Croatia’s and Austria’s policies—which apply to American travelers, as it’s still designated a ‘low-risk’ country—have both thus far stipulated that inbound foreign visitors must provide proof of a negative COVID-19 test taken no more than 72 hours (PCR test) or 48 hours (antigen test) prior to arrival, certificate of full vaccination with an approved vaccine or evidence of having recovered from COVID-19 infection within the previous six months.

Croatia also allows travelers the option of testing immediately (no more than 24 hours) upon arrival, provided that they self-isolate pending receipt of negative results or quarantine for 10 full days.

Now, those relying upon their vaccination certification to gain entry to either country must have received their final dose of the vaccine no more than 270 days prior to their visit. So far, they’re the only E.U. members to set an ‘expiration date’ on the validity of vaccinations, but it’s possible that others could follow their lead. Especially given that the E.U. is reportedly considering reevaluating its decision to accept travelers from the U.S. at all.

Croatia was the first to set a maximum validity period on international travelers’ inoculation status in an announcement made last month. Austria followed suit just this week by setting the same nine-month time limit on the acceptability of visitors’ vaccination certificates.

The move follows the emergence of evidence that the efficacy of current COVID-19 vaccines wanes over time, especially if they’re expected to hold up against the more robust Delta variant. While booster injections aren’t part of immunization plans at this point in time, the assumption is that, if travelers were to receive a booster dose, the term of their vaccination’s ‘validity’ would be reset.

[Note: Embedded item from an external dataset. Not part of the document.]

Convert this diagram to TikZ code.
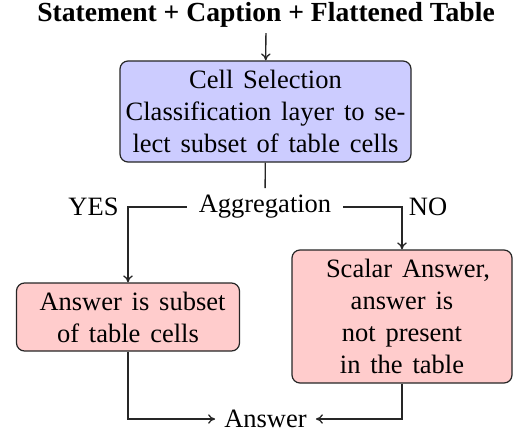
\documentclass[tikz,border=0pt]{standalone}
\usepackage{fontspec}
\setmainfont{Liberation Serif}
\usetikzlibrary{arrows.meta}
\begin{document}
\begin{tikzpicture}[x=1pt,y=1pt,
  txt/.style={font=\fontsize{26.5}{32}\selectfont, inner sep=3pt},
  box/.style={font=\fontsize{26.5}{32}\selectfont,
    execute at begin node={\spaceskip=9.8pt plus 2pt\relax},
    draw=black!85, line width=1.2pt, rounded corners=8pt, align=center, inner sep=3pt},
  bluebox/.style={box, fill=blue!20},
  pinkbox/.style={box, fill=red!20},
  link/.style={line width=1.3pt, black!85},
  arr/.style={link, -{To[length=7pt,width=9.5pt]}}]
  \useasboundingbox (0,0) rectangle (513,432);

  % input line
  \node[font=\fontsize{27.6}{33}\selectfont\bfseries, inner sep=5pt, anchor=base] (in) at (266,410)
    {Statement + Caption + Flattened Table};

  % cell selection block
  \node[bluebox, minimum width=291pt, minimum height=101pt] (sel) at (265.5,320.5)
    {Cell Selection\\Classification layer to se-\\lect subset of table cells};

  % aggregation decision
  \node[txt, inner xsep=12pt, inner ysep=7pt] (agg) at (265,225) {Aggregation};
  \coordinate (yc) at (128,225);
  \coordinate (nc) at (402,225);
  \node[txt] (yes) at (93.5,225) {YES};
  \node[txt] (no) at (428,225) {NO};

  % outcome blocks
  \node[pinkbox, minimum width=223pt, minimum height=68pt] (sub) at (128,115)
    {\hspace*{9pt}Answer is subset\\of table cells};
  \node[pinkbox, minimum width=220pt, minimum height=133pt] (sca) at (402,115.5)
    {\hspace*{12pt}Scalar Answer,\\answer is\\not present\\in the table};

  % final answer
  \node[txt, inner xsep=9pt] (ans) at (265.5,13) {Answer};

  % connectors
  \draw[arr] (in) -- (sel);
  \draw[link] (sel) -- (agg);
  \draw[arr] (agg.west) -- (yc) -- (sub.north);
  \draw[arr] (agg.east) -- (nc) -- (sca.north);
  \draw[arr] (sub.south) |- (ans.west);
  \draw[arr] (sca.south) |- (ans.east);
\end{tikzpicture}
\end{document}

The U.S. Department of Health and Human Services (HHS) and Centers for Disease Control and Prevention (CDC) are planning to offer Americans booster shots this autumn, tentatively starting the week of September 20. Recipients, the agencies said, would be eligible eight months after finishing their original vaccine series, though travel blog Your Mileage May Vary pointed out that the timeframe for eligibility may actually end up being six months instead.